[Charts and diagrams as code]
++++++++++
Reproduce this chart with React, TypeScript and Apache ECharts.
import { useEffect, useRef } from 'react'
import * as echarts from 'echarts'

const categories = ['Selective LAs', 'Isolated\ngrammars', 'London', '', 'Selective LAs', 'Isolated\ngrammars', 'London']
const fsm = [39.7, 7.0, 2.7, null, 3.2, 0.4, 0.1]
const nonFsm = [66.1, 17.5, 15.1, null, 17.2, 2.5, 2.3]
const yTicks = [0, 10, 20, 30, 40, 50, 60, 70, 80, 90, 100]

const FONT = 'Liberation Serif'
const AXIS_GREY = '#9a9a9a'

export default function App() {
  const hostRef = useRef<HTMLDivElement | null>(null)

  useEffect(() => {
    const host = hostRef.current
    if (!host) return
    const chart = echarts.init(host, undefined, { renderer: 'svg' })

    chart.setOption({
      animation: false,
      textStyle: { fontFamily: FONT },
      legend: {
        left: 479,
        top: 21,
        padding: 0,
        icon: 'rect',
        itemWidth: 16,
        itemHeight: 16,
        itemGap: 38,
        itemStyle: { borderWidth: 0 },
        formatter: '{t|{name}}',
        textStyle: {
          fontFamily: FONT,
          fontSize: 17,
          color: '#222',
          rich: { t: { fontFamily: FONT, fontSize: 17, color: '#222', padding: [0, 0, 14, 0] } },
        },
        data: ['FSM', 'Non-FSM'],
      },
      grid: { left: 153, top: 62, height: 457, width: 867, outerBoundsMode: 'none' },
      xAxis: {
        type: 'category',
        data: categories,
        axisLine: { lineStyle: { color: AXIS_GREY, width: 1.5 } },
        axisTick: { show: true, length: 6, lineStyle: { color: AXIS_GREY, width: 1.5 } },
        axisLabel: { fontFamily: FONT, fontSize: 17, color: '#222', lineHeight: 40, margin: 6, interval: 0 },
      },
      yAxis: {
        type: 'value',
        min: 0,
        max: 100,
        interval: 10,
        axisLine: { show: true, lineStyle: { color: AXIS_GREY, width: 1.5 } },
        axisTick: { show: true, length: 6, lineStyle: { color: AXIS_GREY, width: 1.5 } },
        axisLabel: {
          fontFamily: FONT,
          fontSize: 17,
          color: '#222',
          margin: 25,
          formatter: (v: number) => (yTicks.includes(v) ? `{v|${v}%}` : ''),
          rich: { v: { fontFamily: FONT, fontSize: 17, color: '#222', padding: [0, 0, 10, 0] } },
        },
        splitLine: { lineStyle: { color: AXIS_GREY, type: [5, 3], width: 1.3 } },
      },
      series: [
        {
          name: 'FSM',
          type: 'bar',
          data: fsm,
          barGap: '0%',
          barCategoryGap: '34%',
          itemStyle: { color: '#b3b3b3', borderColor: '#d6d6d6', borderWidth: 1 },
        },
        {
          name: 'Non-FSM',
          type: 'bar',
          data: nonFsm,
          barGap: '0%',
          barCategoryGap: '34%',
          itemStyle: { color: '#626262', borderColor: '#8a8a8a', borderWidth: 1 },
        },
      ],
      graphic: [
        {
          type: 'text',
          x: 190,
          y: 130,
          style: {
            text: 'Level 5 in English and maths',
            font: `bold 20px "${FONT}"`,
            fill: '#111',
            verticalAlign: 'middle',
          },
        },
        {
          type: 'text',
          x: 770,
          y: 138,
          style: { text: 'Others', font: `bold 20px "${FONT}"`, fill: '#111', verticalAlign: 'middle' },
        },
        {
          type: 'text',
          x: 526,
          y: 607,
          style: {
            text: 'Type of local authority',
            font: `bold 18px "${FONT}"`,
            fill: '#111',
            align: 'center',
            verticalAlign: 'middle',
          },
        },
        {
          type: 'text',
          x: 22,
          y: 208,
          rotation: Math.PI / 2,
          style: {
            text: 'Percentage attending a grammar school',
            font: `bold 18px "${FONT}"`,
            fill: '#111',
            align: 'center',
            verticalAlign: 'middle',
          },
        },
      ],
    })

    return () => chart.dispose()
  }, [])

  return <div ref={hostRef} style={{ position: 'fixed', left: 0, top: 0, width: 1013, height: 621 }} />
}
++++++++++
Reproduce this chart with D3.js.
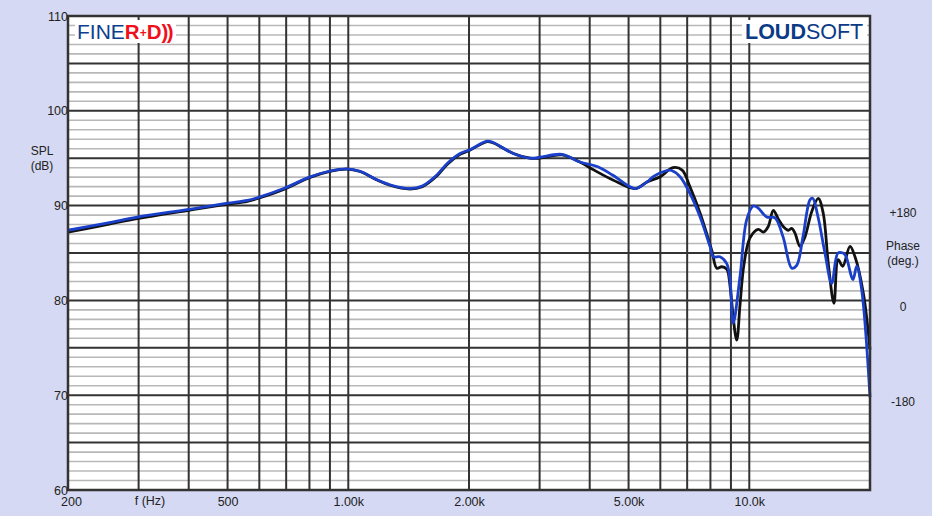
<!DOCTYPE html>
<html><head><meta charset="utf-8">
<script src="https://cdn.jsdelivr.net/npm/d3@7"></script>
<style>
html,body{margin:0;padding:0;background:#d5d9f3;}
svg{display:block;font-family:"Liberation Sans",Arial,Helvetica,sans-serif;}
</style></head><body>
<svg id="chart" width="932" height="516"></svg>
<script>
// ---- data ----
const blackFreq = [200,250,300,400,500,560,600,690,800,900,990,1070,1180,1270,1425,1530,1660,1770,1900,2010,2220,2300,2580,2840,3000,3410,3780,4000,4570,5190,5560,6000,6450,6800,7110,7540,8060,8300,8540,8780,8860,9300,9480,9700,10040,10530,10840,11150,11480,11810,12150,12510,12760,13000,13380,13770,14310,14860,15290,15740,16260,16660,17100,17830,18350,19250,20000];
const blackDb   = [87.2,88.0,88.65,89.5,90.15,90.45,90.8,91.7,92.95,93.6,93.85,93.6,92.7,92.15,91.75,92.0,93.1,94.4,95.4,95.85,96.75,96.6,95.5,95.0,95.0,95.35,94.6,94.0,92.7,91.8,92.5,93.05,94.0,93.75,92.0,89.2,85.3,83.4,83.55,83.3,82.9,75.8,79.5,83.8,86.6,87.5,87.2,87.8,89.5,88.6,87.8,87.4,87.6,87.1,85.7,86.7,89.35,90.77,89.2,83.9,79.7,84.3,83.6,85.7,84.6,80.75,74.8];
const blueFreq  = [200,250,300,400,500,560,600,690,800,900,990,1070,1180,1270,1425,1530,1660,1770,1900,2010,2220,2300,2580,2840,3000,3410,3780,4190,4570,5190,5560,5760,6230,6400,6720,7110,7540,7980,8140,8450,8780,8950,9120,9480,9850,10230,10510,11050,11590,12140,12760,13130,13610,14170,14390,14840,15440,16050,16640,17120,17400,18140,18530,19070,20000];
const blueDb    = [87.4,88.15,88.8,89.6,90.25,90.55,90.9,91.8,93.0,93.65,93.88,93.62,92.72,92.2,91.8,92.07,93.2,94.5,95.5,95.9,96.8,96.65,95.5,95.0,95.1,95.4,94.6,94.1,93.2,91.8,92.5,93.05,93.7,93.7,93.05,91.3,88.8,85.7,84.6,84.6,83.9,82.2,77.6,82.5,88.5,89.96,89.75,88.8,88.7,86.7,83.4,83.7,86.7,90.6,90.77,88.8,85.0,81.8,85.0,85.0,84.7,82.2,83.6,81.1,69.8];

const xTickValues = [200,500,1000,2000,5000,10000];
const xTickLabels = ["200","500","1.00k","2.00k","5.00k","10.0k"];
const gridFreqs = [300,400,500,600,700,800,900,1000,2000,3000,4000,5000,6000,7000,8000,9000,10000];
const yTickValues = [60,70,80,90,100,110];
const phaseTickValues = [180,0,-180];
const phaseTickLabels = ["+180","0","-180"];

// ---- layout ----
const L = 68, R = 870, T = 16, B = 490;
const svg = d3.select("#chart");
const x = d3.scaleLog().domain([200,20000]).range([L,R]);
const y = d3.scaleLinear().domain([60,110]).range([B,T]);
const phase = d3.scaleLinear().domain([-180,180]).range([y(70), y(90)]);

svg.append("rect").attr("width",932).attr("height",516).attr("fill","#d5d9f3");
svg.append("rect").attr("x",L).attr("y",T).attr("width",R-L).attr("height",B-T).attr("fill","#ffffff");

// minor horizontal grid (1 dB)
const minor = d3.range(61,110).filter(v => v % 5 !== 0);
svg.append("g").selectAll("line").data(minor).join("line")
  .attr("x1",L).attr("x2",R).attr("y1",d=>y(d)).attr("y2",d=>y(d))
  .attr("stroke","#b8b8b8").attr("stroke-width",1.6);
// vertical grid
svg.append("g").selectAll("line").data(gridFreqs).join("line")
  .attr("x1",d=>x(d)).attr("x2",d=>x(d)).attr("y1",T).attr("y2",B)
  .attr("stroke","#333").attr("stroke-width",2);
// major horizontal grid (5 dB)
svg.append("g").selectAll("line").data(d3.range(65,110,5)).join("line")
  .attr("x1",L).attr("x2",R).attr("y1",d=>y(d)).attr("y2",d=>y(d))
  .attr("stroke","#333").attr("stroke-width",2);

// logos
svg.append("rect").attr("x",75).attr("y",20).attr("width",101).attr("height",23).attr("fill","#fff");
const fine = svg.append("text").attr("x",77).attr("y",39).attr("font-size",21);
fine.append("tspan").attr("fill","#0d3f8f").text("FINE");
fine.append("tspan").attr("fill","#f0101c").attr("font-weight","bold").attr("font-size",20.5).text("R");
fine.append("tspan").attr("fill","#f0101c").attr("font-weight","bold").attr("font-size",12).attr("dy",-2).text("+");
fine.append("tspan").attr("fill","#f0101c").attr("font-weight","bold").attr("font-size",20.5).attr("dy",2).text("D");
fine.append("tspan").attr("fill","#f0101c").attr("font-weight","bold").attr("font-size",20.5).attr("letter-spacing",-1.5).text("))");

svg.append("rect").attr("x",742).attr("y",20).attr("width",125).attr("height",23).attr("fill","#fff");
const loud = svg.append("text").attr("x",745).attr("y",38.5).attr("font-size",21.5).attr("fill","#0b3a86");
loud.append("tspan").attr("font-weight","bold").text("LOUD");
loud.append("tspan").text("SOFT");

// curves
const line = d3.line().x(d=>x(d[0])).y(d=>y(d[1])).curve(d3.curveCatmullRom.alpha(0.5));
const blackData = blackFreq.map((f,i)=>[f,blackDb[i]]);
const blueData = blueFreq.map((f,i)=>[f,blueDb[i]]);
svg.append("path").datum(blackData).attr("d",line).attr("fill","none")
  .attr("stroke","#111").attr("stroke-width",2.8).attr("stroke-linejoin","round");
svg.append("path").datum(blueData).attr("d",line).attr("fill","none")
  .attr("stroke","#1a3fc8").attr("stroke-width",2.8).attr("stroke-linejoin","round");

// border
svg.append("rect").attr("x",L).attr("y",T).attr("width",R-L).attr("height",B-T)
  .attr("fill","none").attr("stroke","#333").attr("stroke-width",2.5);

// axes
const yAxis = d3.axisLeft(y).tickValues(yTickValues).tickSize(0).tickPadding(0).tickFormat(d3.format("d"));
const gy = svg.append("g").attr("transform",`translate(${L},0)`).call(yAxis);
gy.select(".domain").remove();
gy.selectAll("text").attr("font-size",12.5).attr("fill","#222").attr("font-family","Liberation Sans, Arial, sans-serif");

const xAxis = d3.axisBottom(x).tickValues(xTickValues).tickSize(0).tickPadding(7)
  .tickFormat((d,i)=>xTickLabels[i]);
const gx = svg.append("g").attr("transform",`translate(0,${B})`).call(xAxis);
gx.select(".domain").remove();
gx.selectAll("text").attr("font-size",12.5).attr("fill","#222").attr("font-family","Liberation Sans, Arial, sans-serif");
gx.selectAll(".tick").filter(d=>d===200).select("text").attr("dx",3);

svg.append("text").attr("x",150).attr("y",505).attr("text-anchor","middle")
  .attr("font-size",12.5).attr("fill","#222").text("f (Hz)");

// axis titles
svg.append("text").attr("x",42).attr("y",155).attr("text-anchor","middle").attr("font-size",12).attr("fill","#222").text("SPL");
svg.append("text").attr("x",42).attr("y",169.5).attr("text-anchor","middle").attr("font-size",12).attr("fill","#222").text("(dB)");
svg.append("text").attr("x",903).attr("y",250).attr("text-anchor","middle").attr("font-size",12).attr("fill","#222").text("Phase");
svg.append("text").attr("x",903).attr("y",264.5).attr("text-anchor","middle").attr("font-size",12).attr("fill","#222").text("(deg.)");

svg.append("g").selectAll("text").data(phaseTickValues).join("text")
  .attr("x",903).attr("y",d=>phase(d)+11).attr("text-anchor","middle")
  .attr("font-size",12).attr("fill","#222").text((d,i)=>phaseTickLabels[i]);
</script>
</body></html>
++++++++++
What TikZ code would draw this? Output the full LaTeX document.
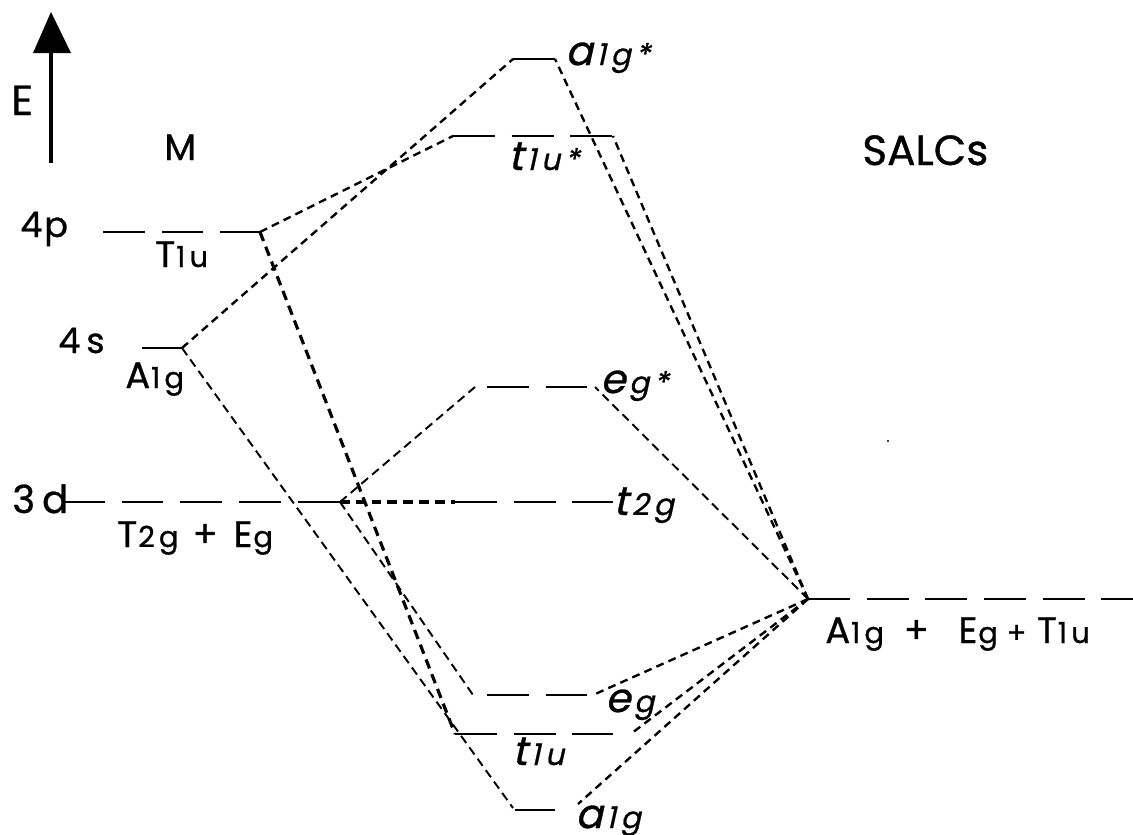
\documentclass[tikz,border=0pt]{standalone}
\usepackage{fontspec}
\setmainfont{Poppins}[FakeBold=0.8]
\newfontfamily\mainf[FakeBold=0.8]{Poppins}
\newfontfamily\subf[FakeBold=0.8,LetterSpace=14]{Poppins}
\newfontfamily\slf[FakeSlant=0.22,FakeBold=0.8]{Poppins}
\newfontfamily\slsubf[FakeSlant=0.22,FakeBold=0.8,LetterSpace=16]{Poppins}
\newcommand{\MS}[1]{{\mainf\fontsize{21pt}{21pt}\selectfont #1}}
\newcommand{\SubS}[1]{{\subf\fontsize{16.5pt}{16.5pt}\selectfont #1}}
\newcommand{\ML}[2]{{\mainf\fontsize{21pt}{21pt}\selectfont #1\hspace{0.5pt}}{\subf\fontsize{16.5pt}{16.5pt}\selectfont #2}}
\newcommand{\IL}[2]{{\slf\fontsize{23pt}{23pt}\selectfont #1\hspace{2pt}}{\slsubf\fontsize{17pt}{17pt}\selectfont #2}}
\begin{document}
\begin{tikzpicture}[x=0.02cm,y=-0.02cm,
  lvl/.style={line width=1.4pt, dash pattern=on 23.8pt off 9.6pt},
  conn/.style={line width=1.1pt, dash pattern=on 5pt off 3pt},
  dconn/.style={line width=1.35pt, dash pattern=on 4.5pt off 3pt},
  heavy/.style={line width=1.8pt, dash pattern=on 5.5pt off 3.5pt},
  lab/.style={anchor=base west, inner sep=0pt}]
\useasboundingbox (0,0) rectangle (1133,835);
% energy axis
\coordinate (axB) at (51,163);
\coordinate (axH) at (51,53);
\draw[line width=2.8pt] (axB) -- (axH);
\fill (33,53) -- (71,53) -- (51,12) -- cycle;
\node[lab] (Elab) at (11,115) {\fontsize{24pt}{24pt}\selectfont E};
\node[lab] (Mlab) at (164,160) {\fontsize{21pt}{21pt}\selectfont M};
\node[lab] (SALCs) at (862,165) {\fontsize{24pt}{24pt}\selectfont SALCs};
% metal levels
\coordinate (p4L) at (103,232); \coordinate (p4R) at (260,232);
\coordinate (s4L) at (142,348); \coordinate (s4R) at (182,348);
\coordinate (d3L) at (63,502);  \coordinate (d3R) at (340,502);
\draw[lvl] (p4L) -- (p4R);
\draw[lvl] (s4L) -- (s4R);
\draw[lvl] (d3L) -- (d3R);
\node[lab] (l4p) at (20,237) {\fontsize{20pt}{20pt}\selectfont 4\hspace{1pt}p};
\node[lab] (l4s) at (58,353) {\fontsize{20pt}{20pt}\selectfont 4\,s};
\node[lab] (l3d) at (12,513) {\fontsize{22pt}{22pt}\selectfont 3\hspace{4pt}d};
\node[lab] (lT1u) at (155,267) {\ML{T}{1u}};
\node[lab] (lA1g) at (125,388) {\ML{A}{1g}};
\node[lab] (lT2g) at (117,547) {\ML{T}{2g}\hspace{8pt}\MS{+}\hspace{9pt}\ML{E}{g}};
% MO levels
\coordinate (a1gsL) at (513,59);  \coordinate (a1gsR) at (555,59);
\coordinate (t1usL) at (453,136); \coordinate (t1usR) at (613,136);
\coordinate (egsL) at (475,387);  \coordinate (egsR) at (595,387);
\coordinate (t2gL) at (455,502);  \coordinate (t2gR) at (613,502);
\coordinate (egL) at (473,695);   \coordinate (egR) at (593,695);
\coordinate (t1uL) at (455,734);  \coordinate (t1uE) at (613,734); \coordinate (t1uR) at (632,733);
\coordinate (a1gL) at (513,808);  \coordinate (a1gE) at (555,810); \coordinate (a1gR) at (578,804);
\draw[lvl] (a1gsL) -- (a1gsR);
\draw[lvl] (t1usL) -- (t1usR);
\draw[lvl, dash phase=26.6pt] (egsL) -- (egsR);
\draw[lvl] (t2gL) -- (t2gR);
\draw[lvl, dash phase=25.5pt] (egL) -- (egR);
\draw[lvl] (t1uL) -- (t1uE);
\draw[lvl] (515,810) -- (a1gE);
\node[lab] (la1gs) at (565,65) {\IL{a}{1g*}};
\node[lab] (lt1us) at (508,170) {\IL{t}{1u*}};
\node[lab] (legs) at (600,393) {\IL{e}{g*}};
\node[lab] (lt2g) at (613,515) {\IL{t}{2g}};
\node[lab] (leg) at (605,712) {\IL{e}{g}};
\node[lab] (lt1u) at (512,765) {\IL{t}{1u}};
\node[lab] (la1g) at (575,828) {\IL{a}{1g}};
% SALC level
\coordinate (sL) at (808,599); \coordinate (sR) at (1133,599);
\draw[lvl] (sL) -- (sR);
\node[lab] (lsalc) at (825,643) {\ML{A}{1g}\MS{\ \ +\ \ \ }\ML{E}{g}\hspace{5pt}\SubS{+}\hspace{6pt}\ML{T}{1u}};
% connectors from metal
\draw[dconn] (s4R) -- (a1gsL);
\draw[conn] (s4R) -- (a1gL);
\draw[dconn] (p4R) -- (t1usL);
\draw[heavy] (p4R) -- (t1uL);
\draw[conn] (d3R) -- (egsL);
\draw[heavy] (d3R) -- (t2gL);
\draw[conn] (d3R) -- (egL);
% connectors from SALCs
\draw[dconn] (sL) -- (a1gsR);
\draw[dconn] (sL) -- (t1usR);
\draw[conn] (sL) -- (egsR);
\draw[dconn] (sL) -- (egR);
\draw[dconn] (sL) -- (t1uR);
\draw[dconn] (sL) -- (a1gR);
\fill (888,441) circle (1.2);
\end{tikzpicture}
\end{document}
++++++++++
Return only the part of the records above that opens with the line containing "Reproduce this chart with React, TypeScript" and closes with the line containing "import * as echarts from 'echarts'", ends included.

Reproduce this chart with React, TypeScript and Apache ECharts.
import { useEffect, useRef } from 'react'
import * as echarts from 'echarts'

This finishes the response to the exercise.